With DataFramesMeta I think this is pretty elegant
julia> df_collaped = @chain df begin
@by :Pairwise begin
:num_factors = length(:boo)
:num_sig_factors = sum(:boo)
:sig_factors = Ref(:Factor[:boo])
end
end
Personally it helps me if I define the summary function first and then apply it, e.g.
join_if(x, c) = join(x[c], ", ")
vec_if(x, c) = [x[c]] # or Ref(x[c])? Both seemed to work.
Then split-apply-combine in some package:
using DataFrames
combine(
groupby(df, :Pairwise),
:Factor => length => :tot_fact,
:boo => sum => :sig_fact,
[:Factor, :boo] => join_if => "Factors that are significant"
)
using XLSX, DataFrames
df = DataFrame(XLSX.readtable("dataframe manipulation.xlsx", "Foglio1";infer_eltypes=true))
df.IntBoo = Bool.(df.IntBoo)
gdf = groupby(df, :Pairwise)
combine(gdf, :IntBoo => sum =>:n_sig_fac,[:IntBoo,:Factor]=>((y,x)->[x[y]])=>:sig_fac,
:Factor=>(x->length(unique(first.(split.(x)))))=>:tot_fac)
julia> combine(gdf, :IntBoo => sum =>:n_sig_fac,[:IntBoo,:Factor]=>((y,x)->[x[y]])=>:sig_fac,
:Factor=>(x->length(unique(first.(split.(x)))))=>:tot_fac)
2×4 DataFrame
Row │ Pairwise n_sig_fac sig_fac tot_fac
│ String Int64 Array… Int64
─────┼────────────────────────────────────────────────────────────────────────────────────────
1 │ BackwoodsBlueberriesCoville-12… 3 ["BodySize", "Egg Volume", "Para… 5
2 │ BackwoodsBlueberriesJersey-128… 0 String[] 1
julia> df.boo = df.boo .== "true"
10-element BitVector:
0
0
0
1
0
1
0
1
0
0
julia> tot_fac(x)=length(unique(first.(split.(x))))

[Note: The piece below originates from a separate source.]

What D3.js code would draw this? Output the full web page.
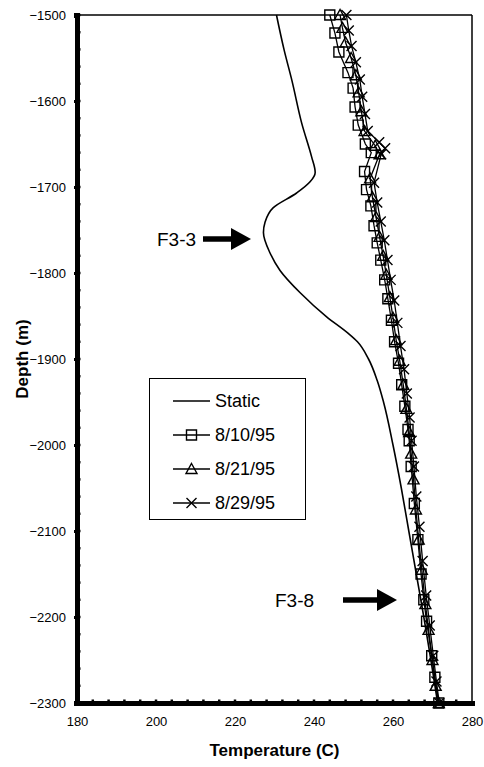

tot_fac (generic function with 1 method)
julia> combine(gdf, [:boo,:Factor]=>((y,x)->[[x[y]] sum(y) tot_fac(x)])=>[:sig_fac,:n_sig_fac,:tot_fac])
2×4 DataFrame
Row │ Pairwise sig_fac n_sig_fac tot_fac
│ String Any Any Any
─────┼────────────────────────────────────────────────────────────────────────────────────────
1 │ BackwoodsBlueberriesCoville-12… ["BodySize", "Egg Volume", "Para… 3 5
2 │ BackwoodsBlueberriesJersey-128… String[] 0 1
I notice that the type of the 3 columns resulting from the transformation is Any and not Int64 and Array[String].
I think it would be preferable to try the automatic conversion.
It seems like a significant fact to me.
Has anyone formed an opinion on this?
This is not surprising. You collect the new columns in a Vector{Any} here: [[x[y]] sum(y) tot_fac(x)]). If you had used a named tuple with AsTable you would not have had this problem.